* [To be done]
Retype, exactly as they stand, the lines from the start of the data to the line that contains "from bokeh.resources import INLINE", both ends included. Leave the pictures out.

* [Source material]
[Start]

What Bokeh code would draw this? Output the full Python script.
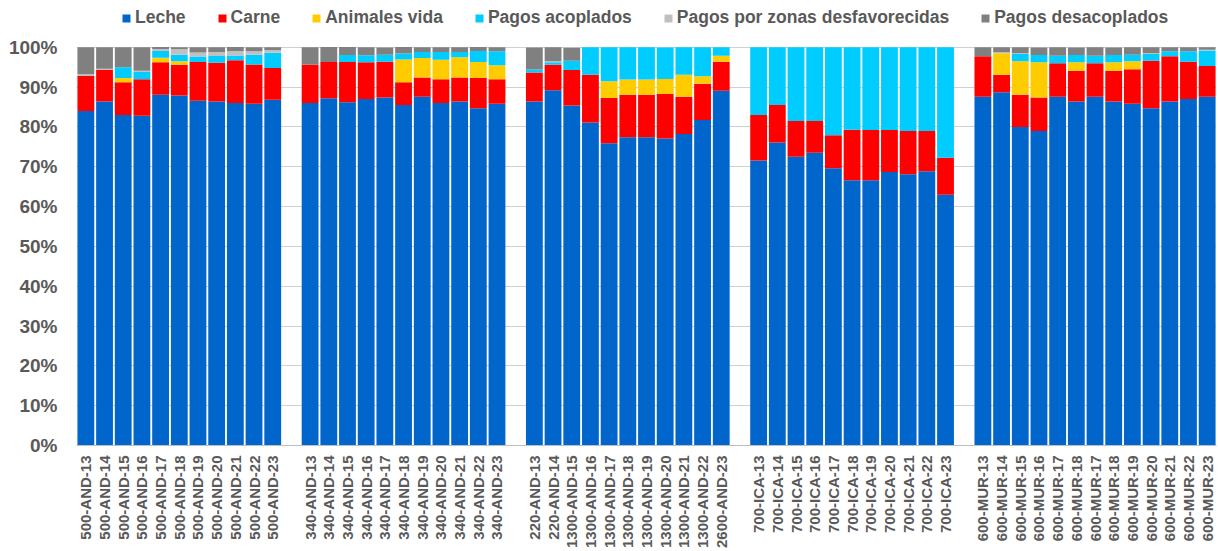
import math
from bokeh.plotting import figure
from bokeh.models import ColumnDataSource, FixedTicker, PrintfTickFormatter
from bokeh.embed import file_html
from bokeh.resources import INLINE

# ---------------- data ----------------
group_labels = [
    ["500-AND-13", "500-AND-14", "500-AND-15", "500-AND-16", "500-AND-17", "500-AND-18",
     "500-AND-19", "500-AND-20", "500-AND-21", "500-AND-22", "500-AND-23"],
    ["340-AND-13", "340-AND-14", "340-AND-15", "340-AND-16", "340-AND-17", "340-AND-18",
     "340-AND-19", "340-AND-20", "340-AND-21", "340-AND-22", "340-AND-23"],
    ["220-AND-13", "220-AND-14", "1300-AND-15", "1300-AND-16", "1300-AND-17", "1300-AND-18",
     "1300-AND-19", "1300-AND-20", "1300-AND-21", "1300-AND-22", "2600-AND-23"],
    ["700-ICA-13", "700-ICA-14", "700-ICA-15", "700-ICA-16", "700-ICA-17", "700-ICA-18",
     "700-ICA-19", "700-ICA-20", "700-ICA-21", "700-ICA-22", "700-ICA-23"],
    ["600-MUR-13", "600-MUR-14", "600-MUR-15", "600-MUR-16", "600-MUR-17", "600-MUR-18",
     "600-MUR-17", "600-MUR-18", "600-MUR-19", "600-MUR-20", "600-MUR-21", "600-MUR-22",
     "600-MUR-23"],
]

leche = [84.0, 86.4, 83.0, 82.8, 88.1, 87.9, 86.6, 86.4, 86.0, 85.8, 86.8,
         86.0, 87.2, 86.2, 87.0, 87.4, 85.5, 87.6, 86.0, 86.4, 84.7, 85.8,
         86.4, 89.2, 85.4, 81.1, 75.9, 77.4, 77.4, 77.1, 78.2, 81.75, 89.1,
         71.6, 76.1, 72.5, 73.5, 69.6, 66.6, 66.6, 68.7, 68.1, 68.9, 63.0,
         87.6, 88.7, 80.0, 79.0, 87.6, 86.4, 87.6, 86.4, 85.8, 84.7, 86.4, 87.0, 87.6]
carne = [8.8, 7.9, 8.2, 9.2, 8.15, 7.7, 9.7, 9.7, 10.75, 9.9, 8.0,
         9.6, 9.1, 10.1, 9.25, 9.0, 5.7, 4.8, 6.0, 6.0, 7.6, 6.2,
         7.3, 6.4, 8.9, 12.0, 11.35, 10.7, 10.7, 11.2, 9.4, 9.1, 7.3,
         11.4, 9.4, 9.0, 8.0, 8.3, 12.7, 12.6, 10.55, 10.9, 10.1, 9.25,
         10.15, 4.4, 8.1, 8.4, 8.4, 7.7, 8.4, 7.7, 8.7, 11.9, 11.35, 9.4, 7.7]
animales = [0, 0, 1.1, 0, 1.1, 0.9, 0, 0, 0, 0, 0,
            0, 0, 0, 0, 0, 5.75, 4.9, 4.9, 5.1, 4.0, 3.5,
            0, 0, 0, 0, 4.25, 3.8, 3.8, 3.75, 5.5, 1.9, 1.5,
            0, 0, 0, 0, 0, 0, 0, 0, 0, 0, 0,
            0, 5.4, 8.4, 8.85, 0, 2.15, 0, 2.15, 2.0, 0, 0, 0, 0]
acoplados = [0, 0, 2.7, 1.8, 1.7, 1.6, 1.4, 1.7, 1.2, 2.4, 3.8,
             0, 0, 1.75, 1.75, 1.75, 1.5, 1.5, 1.9, 1.3, 2.75, 3.5,
             0.75, 0.65, 2.3, 6.9, 8.5, 8.1, 8.1, 7.9, 6.9, 7.25, 2.1,
             17.0, 14.5, 18.5, 18.5, 22.1, 20.7, 20.8, 20.75, 21.0, 21.0, 27.75,
             0, 0, 1.8, 1.8, 1.9, 1.8, 1.9, 1.8, 1.6, 1.7, 1.25, 2.6, 3.9]
zonas = [0.4, 0.3, 0, 0.3, 0.5, 1.4, 1.0, 1.0, 1.1, 0.9, 0.7,
         0, 0, 0, 0, 0, 0, 0, 0, 0, 0, 0,
         0, 0.25, 0, 0, 0, 0, 0, 0, 0, 0, 0,
         0, 0, 0, 0, 0, 0, 0, 0, 0, 0, 0,
         0, 0.25, 0.2, 0, 0, 0, 0, 0, 0, 0.2, 0, 0, 0.2]
desacoplados = [6.8, 5.4, 5.0, 5.9, 0.5, 0.5, 1.3, 1.2, 1.0, 1.0, 0.7,
                4.4, 3.75, 2.0, 2.0, 1.8, 1.6, 1.2, 1.2, 1.2, 1.0, 1.0,
                5.5, 3.5, 3.3, 0, 0, 0, 0, 0, 0, 0, 0,
                0, 0, 0, 0, 0, 0, 0, 0, 0, 0, 0,
                2.25, 1.25, 1.5, 1.9, 2.1, 1.9, 2.1, 1.9, 1.9, 1.5, 1.0, 1.0, 0.6]

series_names = ["Leche", "Carne", "Animales vida", "Pagos acoplados",
                "Pagos por zonas desfavorecidas", "Pagos desacoplados"]
series_colors = ["#0066CC", "#FF0000", "#FFCC00", "#00CCFF", "#C0C0C0", "#808080"]
y_ticks = [0, 10, 20, 30, 40, 50, 60, 70, 80, 90, 100]

# ---------------- positions (groups separated by one empty slot) ----------------
xs, labels = [], []
pos = 0
for g in group_labels:
    for lab in g:
        xs.append(pos + 0.5)
        labels.append(lab)
        pos += 1
    pos += 1
x_end = pos - 1

keys = ["leche", "carne", "animales", "acoplados", "zonas", "desacoplados"]
src = ColumnDataSource(dict(x=xs, leche=leche, carne=carne, animales=animales,
                            acoplados=acoplados, zonas=zonas, desacoplados=desacoplados))

FONT = "Liberation Sans"
GREY = "#595959"

# frame extends above 100% (to the canvas top) to leave room for the legend
p = figure(width=1218, height=551, output_backend="svg", toolbar_location=None,
           x_range=(0, x_end), y_range=(0, 111.75),
           min_border_left=76, min_border_right=2, min_border_top=0, min_border_bottom=100)
p.outline_line_color = None

p.vbar_stack(keys, x="x", width=0.9, source=src, color=series_colors,
             line_color=None, legend_label=series_names)

# axes
p.xaxis.ticker = FixedTicker(ticks=xs)
p.xaxis.major_label_overrides = {x: lab for x, lab in zip(xs, labels)}
p.xaxis.major_label_orientation = math.pi / 2
p.xaxis.major_label_text_font = FONT
p.xaxis.major_label_text_font_style = "bold"
p.xaxis.major_label_text_font_size = "15px"
p.xaxis.major_label_text_color = GREY
p.xaxis.major_tick_line_color = None
p.xaxis.minor_tick_line_color = None
p.xaxis.major_tick_out = 0
p.xaxis.major_tick_in = 0
p.xaxis.minor_tick_out = 0
p.xaxis.axis_line_color = "#BFBFBF"
p.xaxis.major_label_standoff = 10

p.yaxis.ticker = FixedTicker(ticks=y_ticks)
p.yaxis.formatter = PrintfTickFormatter(format="%d%%")
p.yaxis.major_label_text_font = FONT
p.yaxis.major_label_text_font_style = "bold"
p.yaxis.major_label_text_font_size = "19px"
p.yaxis.major_label_text_color = GREY
p.yaxis.major_tick_line_color = None
p.yaxis.minor_tick_line_color = None
p.yaxis.major_tick_out = 0
p.yaxis.major_tick_in = 0
p.yaxis.minor_tick_out = 0
p.yaxis.axis_line_color = None
p.yaxis.major_label_standoff = 19

p.xgrid.grid_line_color = None
p.ygrid.grid_line_color = "#D0D0D0"
p.ygrid.grid_line_width = 1

# legend at the top of the (extended) frame
lg = p.legend[0]
lg.orientation = "horizontal"
lg.location = (45, 417)
lg.border_line_color = None
lg.background_fill_alpha = 0
lg.padding = 0
lg.margin = 0
lg.spacing = 31
lg.glyph_width = 10
lg.glyph_height = 10
lg.label_standoff = 4
lg.label_height = 20
lg.label_text_font = FONT
lg.label_text_font_style = "bold"
lg.label_text_font_size = "17.5px"
lg.label_text_color = GREY

open("out.html", "w").write(file_html(p, INLINE))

[End]

* [Task output]
What Bokeh code would draw this? Output the full Python script.
import math
from bokeh.plotting import figure
from bokeh.models import ColumnDataSource, FixedTicker, PrintfTickFormatter
from bokeh.embed import file_html
from bokeh.resources import INLINE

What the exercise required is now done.